DREAMing of a solution
Many of us have never had the thought of deportation cross our minds. After what the Trump administration decided last week, deportation is something that now weighs heavily on Deferred Action for Childhood Arrivals designees.
In six months, about 800,000 undocumented immigrants could potentially lose everything they worked for in the United States. More than 6,000 DACA recipients live in Minnesota, according to the Immigration Law Center of Minnesota. Of those, 25 live in Red Wing and about 15 more in other areas of Goodhue County.
In 2012, the Obama administration created DACA. The program gave children who were brought to the country illegally by their parents to get a temporary reprieve from deportation as well as the ability to study, work and obtain a driver's license.
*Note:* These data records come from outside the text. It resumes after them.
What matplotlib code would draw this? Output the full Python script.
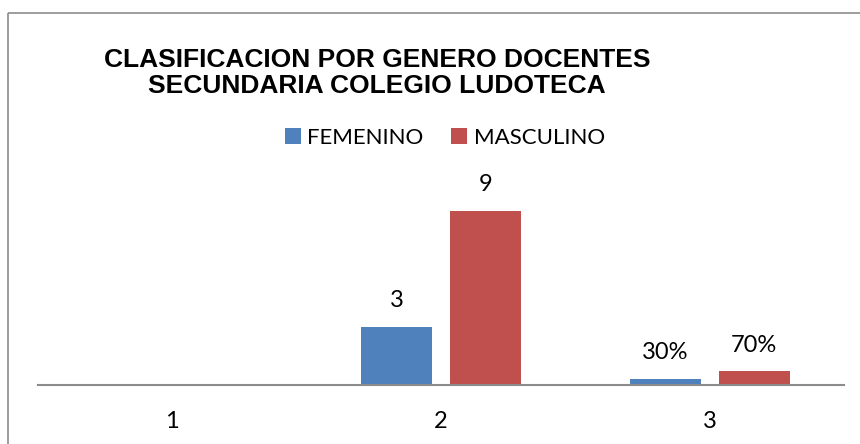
import matplotlib.pyplot as plt
from matplotlib.patches import Rectangle
import numpy as np

categories = ['1', '2', '3']
femenino = [0, 3, 0.3]
masculino = [0, 9, 0.7]
fem_labels = ['', '3', '30%']
mas_labels = ['', '9', '70%']

BLUE = '#4F81BD'
RED = '#C0504D'
W, H = 860, 444

fig = plt.figure(figsize=(W / 100, H / 100), dpi=100)

# outer chart border (only top/left visible in the crop)
fig.patches.append(Rectangle((8 / W, 1 - 13 / H), 1.0, -1.0, transform=fig.transFigure,
                             fill=False, edgecolor='#8c8c8c', linewidth=1.2))

# plot area
ax_left, ax_right, ax_base, ax_top = 38, 844, 385, 60
ax = fig.add_axes([ax_left / W, (H - ax_base) / H, (ax_right - ax_left) / W, (ax_base - ax_top) / H])
ax.set_xlim(0.5, 3.5)
ax.set_ylim(0, (ax_base - ax_top) / 19.33)

x = np.arange(1, len(categories) + 1)
bw = 0.264
gap = 0.067
b1 = ax.bar(x - (bw + gap) / 2, femenino, bw, color=BLUE, label='FEMENINO')
b2 = ax.bar(x + (bw + gap) / 2, masculino, bw, color=RED, label='MASCULINO')

lab_font = dict(family=['Lato', 'DejaVu Sans'], fontsize=17)
for bars, labels in ((b1, fem_labels), (b2, mas_labels)):
    for rect, lab in zip(bars, labels):
        if lab:
            ax.annotate(lab, xy=(rect.get_x() + rect.get_width() / 2, rect.get_height()),
                        xytext=(0, 19), textcoords='offset points',
                        ha='center', va='center', **lab_font)

for s in ['left', 'right', 'top']:
    ax.spines[s].set_visible(False)
ax.spines['bottom'].set_color('#8c8c8c')
ax.spines['bottom'].set_linewidth(1.5)
ax.set_yticks([])
ax.set_xticks(x)
ax.set_xticklabels(categories, **lab_font)
ax.tick_params(axis='x', length=0, pad=19)

fig.text(377 / W, 1 - 73 / H, 'CLASIFICACION POR GENERO DOCENTES\nSECUNDARIA COLEGIO LUDOTECA',
         ha='center', va='center', family='Liberation Sans', fontweight='bold',
         fontsize=19, linespacing=1.13)

fig.legend(handles=[b1, b2], loc='center', bbox_to_anchor=(445 / W, 1 - 138 / H),
           ncol=2, frameon=False, handlelength=0.7, handleheight=0.7,
           handletextpad=0.3, columnspacing=1.25,
           prop=dict(family='Lato', size=16))

fig.savefig('out.png', dpi=100)
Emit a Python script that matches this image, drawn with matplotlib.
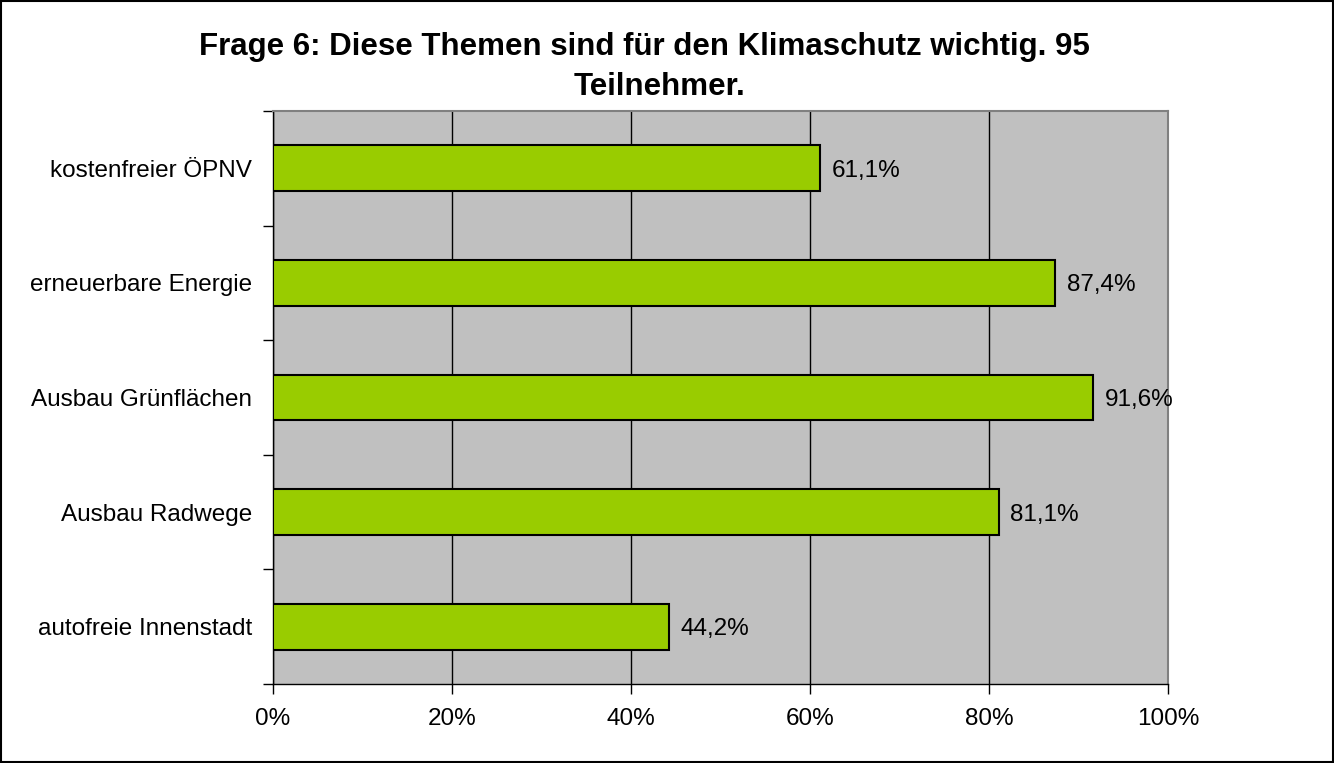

The reason behind the legislation was to help protect innocent minors who were brought to the country without any say in the matter.
First introduced in 2001, the Development, Relief and Education for Alien Minors or DREAM Act was part of a legislative bill that Congress never approved. The name stuck and DACA recipients are often referred to as "Dreamers."
Not giving up hope
Williams Ortiz Arizmendi came to Minnesota from El Viejon, a small village in Mexico, when he was 9 years old. Arizmendi's father moved him to Red Wing in order to pursue a promising education. Both brother Carlos, 9, and sister Dayana, 6, are American-born citizens.
"You hear these stories a lot," said Lucy Richardson, Hispanic Outreach of Goodhue County executive director. "I've been here 19 years and I recall when I came with my sister and my brother-in-law. Back in those days I met couple of Hispanic men and they were all alone. That's typically what you see. Later on he brings his family here."
Arizmendi started fourth grade in Red Wing with little understanding of the native language.
"The first year was really hard, I didn't speak English," Arizmendi said. "It wasn't until 2012 when I was a senior in high school that I heard to apply for DACA."
After waiting in line for four hours for a free consultation, Arizmendi applied for DACA and waited two months to hear back on his approval from the government.
"It was a long, scary process," Arizmendi said. "They kept saying 'This doesn't grant anything, this is just a process.' After that, it took about two months until they sent me a letter saying I've been accepted."
During the process, Arizmendi also applied and was later approved for a work permit. His first job was on a farm with his dad milking cows. Today Arizmendi works as the program and services coordinator at Hispanic Outreach and does a few cleaning jobs on the side.
Arizmendi has spent his time in Red Wing establishing a secure foundation, even with some of his family unable to speak English. But now he is unsure what the future may hold.
"Since I'm not a risk taker, I'm starting to shift ideas on what I'm going to do. I wanted to be a lab tech. I have to stop that thinking ... put on hold. I'm afraid to go back," he said.
On Sept. 5, when President Donald Trump moved to put a stop to DACA, he put the ball in Congress's court by pushing the House and Senate to pass a replacement before the six-month deadline. Trump also stated in a Tweet that he will "revisit this issue" if another similar program is not put in place by that time.
Former President Barack Obama, whose administration built DACA, stated on Facebook, "Whatever concerns or complaints American's may have about immigration in general, we shouldn't threaten the future of this group of young people who are here through no fault of their own, who pose no threat, who are not taking away anything from the rest of us."
With two siblings born in the U.S., Arizmendi is not sure who would stay here and who would come with him if he's forced to move home. After reading the news following the Trump administration's decision, Arizmendi said he was hurt by a statement by Rep. Steve King, a Republican from Iowa.
"You cannot rebuild your civilization with somebody else's babies. You've got to keep your birth rate up and that you need to teach your children your values." King goes on to say that by doing so, a population can become stronger.
The next six months hold a lot of concern for not only Arizmendi, but a large group of Dreamers who have no idea what could happen next.
"To say you can't build on somebody else's children, when that is exactly what happened when the Europeans came over and built everything ... it's very hypocritical," Arizmendi said.